The 220-billion-dollar Internet of Things (IoT) market is growing rapidly. IoT wireless devices are soon scaling to trillions of units, which entails the use of energy harvesting solutions due to the maintenance and environmental issues associated with batteries. A lightweight, flexible solar cell could seamlessly power or charge IoT devices both indoors and outdoors. For successful adoption, such a solar cell needs to be eco-friendly and bio-compatible, and reliably provide high power-per-weight (specific power) at low cost. Modern solar cell technologies miss at least one of these criteria. 

Emerging transition metal dichalcogenides (TMDs) are promising candidates for flexible high-specific-power photovoltaics due to their excellent optical and electrical properties. However, challenges such as Fermi-level pinning at the metal contact–TMD interface and the inapplicability of traditional doping schemes have prevented most TMD solar cells from exceeding 2% power conversion efficiency. In this talk, I explain how we addressed these fundamental issues and as a result achieved record efficiency of 7.5% and record specific power of 6.5 W g−1 in flexible TMD (WSe2) solar cells, the latter on par with established thin-film solar cell technologies. We further project that future TMD solar cells on thinner substrates and with higher efficiency can achieve an additional 10x increase in specific power, opening unprecedented opportunities in IoT and beyond.

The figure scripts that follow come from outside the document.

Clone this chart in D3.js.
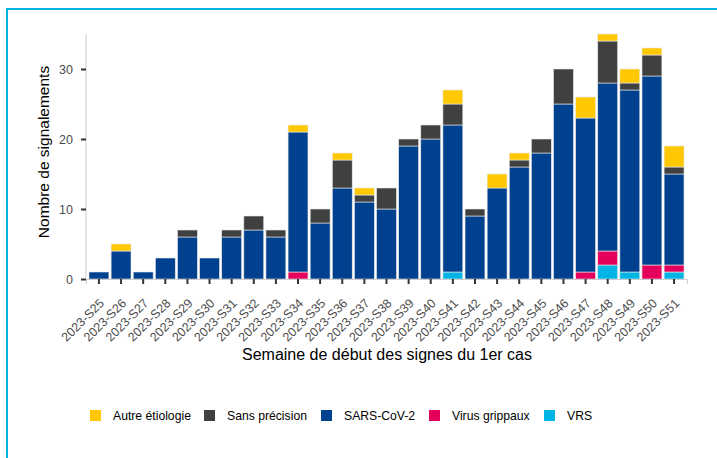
<!DOCTYPE html>
<html>
<head>
<meta charset="utf-8">
<script src="https://cdn.jsdelivr.net/npm/d3@7"></script>
<style>
  body { margin: 0; background: #fff; }
  text { font-family: "Liberation Sans", Arial, sans-serif; }
</style>
</head>
<body>
<script>
var weeks = ['2023-S25','2023-S26','2023-S27','2023-S28','2023-S29','2023-S30','2023-S31','2023-S32','2023-S33',
  '2023-S34','2023-S35','2023-S36','2023-S37','2023-S38','2023-S39','2023-S40','2023-S41','2023-S42','2023-S43',
  '2023-S44','2023-S45','2023-S46','2023-S47','2023-S48','2023-S49','2023-S50','2023-S51']

// stack order bottom -> top
var vrs    = [0,0,0,0,0,0,0,0,0, 0,0,0,0,0,0,0,1,0,0, 0,0,0,0,2,1,0,1]
var grippe = [0,0,0,0,0,0,0,0,0, 1,0,0,0,0,0,0,0,0,0, 0,0,0,1,2,0,2,1]
var sars   = [1,4,1,3,6,3,6,7,6, 20,8,13,11,10,19,20,21,9,13, 16,18,25,22,24,26,27,13]
var sansPrecision = [0,0,0,0,1,0,1,2,1, 0,2,4,1,3,1,2,3,1,0, 1,2,5,0,6,1,3,1]
var autre  = [0,1,0,0,0,0,0,0,0, 1,0,1,1,0,0,0,2,0,2, 1,0,0,3,1,2,1,3]

var yTicks = [0, 10, 20, 30]

var series = [
  { key: 'vrs',    label: 'VRS',             color: '#00b4e6', values: vrs },
  { key: 'grippe', label: 'Virus grippaux',  color: '#e4005b', values: grippe },
  { key: 'sars',   label: 'SARS-CoV-2',      color: '#00418f', values: sars },
  { key: 'sans',   label: 'Sans précision',  color: '#404040', values: sansPrecision },
  { key: 'autre',  label: 'Autre étiologie', color: '#ffc800', values: autre }
]

var width = 717, height = 458
var svg = d3.select('body').append('svg').attr('width', width).attr('height', height)

// cropped frame (only top & left visible)
svg.append('rect').attr('x', 7).attr('y', 9).attr('width', 730).attr('height', 470)
  .attr('fill', 'none').attr('stroke', '#00b4e6').attr('stroke-width', 2)

var rows = weeks.map(function(w, i){
  var r = { week: w }
  series.forEach(function(s){ r[s.key] = s.values[i] })
  return r
})
var stacked = d3.stack().keys(series.map(function(s){ return s.key }))(rows)

var x = d3.scaleBand().domain(weeks).range([86, 687]).paddingInner(0.1).paddingOuter(0.135)
var y = d3.scaleLinear().domain([0, 35]).range([279, 34])

var g = svg.append('g')
g.selectAll('g.layer').data(stacked).enter().append('g')
  .attr('fill', function(d, i){ return series[i].color })
  .selectAll('rect').data(function(d){ return d }).enter().append('rect')
    .filter(function(d){ return d[1] > d[0] })
    .attr('x', function(d){ return x(d.data.week) })
    .attr('width', x.bandwidth())
    .attr('y', function(d){ return y(d[1]) })
    .attr('height', function(d){ return y(d[0]) - y(d[1]) })
    .attr('stroke', '#e8e8e8').attr('stroke-width', 0.6)

// axes
var xAxis = svg.append('g').attr('transform', 'translate(0,279)')
  .call(d3.axisBottom(x).tickSize(5))
xAxis.select('.domain').attr('stroke', '#cccccc')
xAxis.selectAll('.tick line').attr('stroke', '#333').attr('stroke-width', 2)
xAxis.selectAll('.tick text')
  .attr('fill', '#4d4d4d').style('font-size', '12.5px')
  .attr('text-anchor', 'end').attr('x', 0).attr('y', 0).attr('dx', 0).attr('dy', 0)
  .attr('transform', 'translate(6,25) rotate(-45)')

var yAxis = svg.append('g').attr('transform', 'translate(86,0)')
  .call(d3.axisLeft(y).tickValues(yTicks).tickSize(5).tickPadding(8))
yAxis.select('.domain').attr('stroke', '#cccccc').attr('d', 'M0,' + y(35) + 'V' + y(0))
yAxis.selectAll('.tick line').attr('stroke', '#333').attr('stroke-width', 2)
yAxis.selectAll('.tick text').attr('fill', '#4d4d4d').style('font-size', '12.5px')

svg.append('text').attr('x', 387).attr('y', 360).attr('text-anchor', 'middle')
  .style('font-size', '16px').attr('fill', '#000').text('Semaine de début des signes du 1er cas')
svg.append('text').attr('transform', 'translate(49,152) rotate(-90)').attr('text-anchor', 'middle')
  .style('font-size', '15.5px').attr('fill', '#000').text('Nombre de signalements')

// legend
var legendOrder = series.slice().reverse()
var legendX = [90, 204, 321, 429, 544]
var leg = svg.selectAll('g.legend').data(legendOrder).enter().append('g')
  .attr('transform', function(d, i){ return 'translate(' + legendX[i] + ',410)' })
leg.append('rect').attr('width', 11).attr('height', 11).attr('fill', function(d){ return d.color })
leg.append('text').attr('x', 23).attr('y', 10).style('font-size', '12.2px').attr('fill', '#000')
  .text(function(d){ return d.label })
</script>
</body>
</html>
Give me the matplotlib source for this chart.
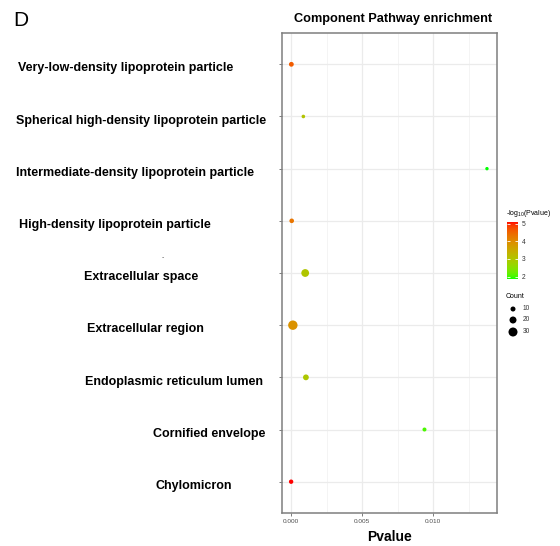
import numpy as np
import matplotlib
matplotlib.use("Agg")
import matplotlib.pyplot as plt
from matplotlib.colors import ListedColormap, Normalize
from matplotlib import transforms

# GO cellular-component terms, listed top to bottom
terms = [
    "Very-low-density lipoprotein particle",
    "Spherical high-density lipoprotein particle",
    "Intermediate-density lipoprotein particle",
    "High-density lipoprotein particle",
    "Extracellular space",
    "Extracellular region",
    "Endoplasmic reticulum lumen",
    "Cornified envelope",
    "Chylomicron",
]
pvalues = [2.5e-5, 8.7e-4, 1.38e-2, 5.0e-5, 1.0e-3, 1.3e-4, 1.05e-3, 9.4e-3, 8.0e-6]
counts = [9, 3, 2, 8, 24, 32, 14, 5, 7]

x_ticks = [0.000, 0.005, 0.010]
x_tick_labels = ["0.000", "0.005", "0.010"]
color_ticks = [2, 3, 4, 5]
count_breaks = [10, 20, 30]

# left edge (px) of each term label
label_left_px = [18, 16, 16, 19, 84, 87, 85, 153, 155]

W, H, DPI = 560, 546, 100
FONT = "Liberation Sans"
plt.rcParams["font.family"] = [FONT, "DejaVu Sans"]
plt.rcParams["mathtext.default"] = "regular"


# green -> red gradient interpolated in CIELAB
def srgb_to_lab(rgb):
    c = np.asarray(rgb, float)
    c = np.where(c <= 0.04045, c / 12.92, ((c + 0.055) / 1.055) ** 2.4)
    M = np.array([[0.4124, 0.3576, 0.1805],
                  [0.2126, 0.7152, 0.0722],
                  [0.0193, 0.1192, 0.9505]])
    xyz = M @ c / np.array([0.95047, 1.0, 1.08883])
    f = np.where(xyz > 0.008856, np.cbrt(xyz), 7.787 * xyz + 16 / 116)
    return np.array([116 * f[1] - 16, 500 * (f[0] - f[1]), 200 * (f[1] - f[2])])


def lab_to_srgb(lab):
    L, a, b = lab
    fy = (L + 16) / 116
    fx = fy + a / 500
    fz = fy - b / 200
    f = np.array([fx, fy, fz])
    xyz = np.where(f ** 3 > 0.008856, f ** 3, (f - 16 / 116) / 7.787)
    xyz = xyz * np.array([0.95047, 1.0, 1.08883])
    Minv = np.array([[3.2406, -1.5372, -0.4986],
                     [-0.9689, 1.8758, 0.0415],
                     [0.0557, -0.2040, 1.0570]])
    c = Minv @ xyz
    c = np.clip(c, 0, 1)
    c = np.where(c <= 0.0031308, 12.92 * c, 1.055 * c ** (1 / 2.4) - 0.055)
    return np.clip(c, 0, 1)


lab_lo = srgb_to_lab([0, 1, 0])
lab_hi = srgb_to_lab([1, 0, 0])
grad = [lab_to_srgb(lab_lo + t * (lab_hi - lab_lo)) for t in np.linspace(0, 1, 256)]
cmap = ListedColormap(grad)

neglog = -np.log10(np.array(pvalues))
norm = Normalize(vmin=neglog.min(), vmax=neglog.max())


def size_of(c):
    d_px = 3.0 + 0.2 * np.asarray(c, float)
    return (d_px * 72.0 / DPI) ** 2


fig = plt.figure(figsize=(W / DPI, H / DPI), dpi=DPI)
fig.patch.set_facecolor("white")

ax_l, ax_r, ax_t, ax_b = 282, 497, 33, 513
ax = fig.add_axes([ax_l / W, 1 - ax_b / H, (ax_r - ax_l) / W, (ax_b - ax_t) / H])

n = len(terms)
ypos = np.array([n - i for i in range(n)], float)

ax.scatter(pvalues, ypos, s=size_of(counts), c=cmap(norm(neglog)),
           edgecolors="none", zorder=3)

ax.set_xlim(-0.000634, 0.014507)
ax.set_ylim(0.4, n + 0.6)
ax.set_xticks(x_ticks)
ax.set_xticklabels(x_tick_labels)
ax.set_xticks([0.0025, 0.0075, 0.0125], minor=True)
ax.set_yticks(ypos)
ax.set_yticklabels([])
ax.grid(True, which="major", color="#EBEBEB", lw=0.9, zorder=0)
ax.grid(True, which="minor", axis="x", color="#F2F2F2", lw=0.6, zorder=0)
ax.set_axisbelow(True)
ax.tick_params(axis="both", which="major", length=2.5, width=0.6, color="#666666",
               labelsize=4.6, labelcolor="#4D4D4D", pad=2)
ax.tick_params(axis="both", which="minor", length=0)
for sp in ax.spines.values():
    sp.set_color("#7F7F7F")
    sp.set_linewidth(1.1)

ax.set_title("Component Pathway enrichment", fontsize=9.2, fontweight="bold",
             pad=8, x=0.518)
ax.set_xlabel("Pvalue", fontsize=10, fontweight="bold", labelpad=4)

# term labels at their own horizontal offsets
tr = transforms.blended_transform_factory(fig.transFigure, ax.transData)
for term, lx, y in zip(terms, label_left_px, ypos):
    fig.text(lx / W, y - 0.08, term, transform=tr, ha="left", va="center",
             fontsize=9.0, fontweight="bold", color="black")

fig.text(13 / W, 1 - 20 / H, "D", fontsize=15, ha="left", va="center")
fig.text(163 / W, 1 - 258 / H, "-", fontsize=5, color="#555555", ha="center", va="center")

# colour bar
cax = fig.add_axes([507 / W, 1 - 279 / H, 11 / W, 57 / H])
sm = plt.cm.ScalarMappable(norm=norm, cmap=cmap)
cb = fig.colorbar(sm, cax=cax, ticks=color_ticks)
cb.outline.set_visible(False)
cax.tick_params(length=2.2, width=0.6, color="white", direction="in",
                labelsize=4.8, labelcolor="#333333", pad=2.5)
cax.tick_params(left=True)
fig.text(506 / W, 1 - 214 / H, "-log$_{10}$(Pvalue)", fontsize=5, ha="left", va="center")

# point-size legend
fig.text(506 / W, 1 - 297 / H, "Count", fontsize=5, ha="left", va="center")
lax = fig.add_axes([503 / W, 1 - 338 / H, 40 / W, 35 / H])
lax.set_xlim(0, 40)
lax.set_ylim(338, 303)
leg_y = [309, 320, 332]
lax.scatter([10] * len(count_breaks), leg_y, s=size_of(count_breaks), c="black",
            edgecolors="none")
for b, yy in zip(count_breaks, leg_y):
    lax.text(20, yy, str(b), fontsize=4.8, va="center", ha="left", color="#333333")
lax.axis("off")

fig.savefig("out.png", dpi=DPI, facecolor="white")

Koosha received his Ph.D. (2022) in Electrical Engineering and M.S. (2016) in Mechanical Engineering from Stanford, and B.S. (2014) in Mechanical Engineering from Sharif University of Technology. Along the way, he did internships at Apple (OLED/LCD displays) and HP Labs (3D Electronics). He is now a postdoctoral scholar at Pop Lab at Stanford developing novel flexible sensors and solar cells for use in IoT devices, wearable electronics, electric vehicles, and unmanned aerial vehicles.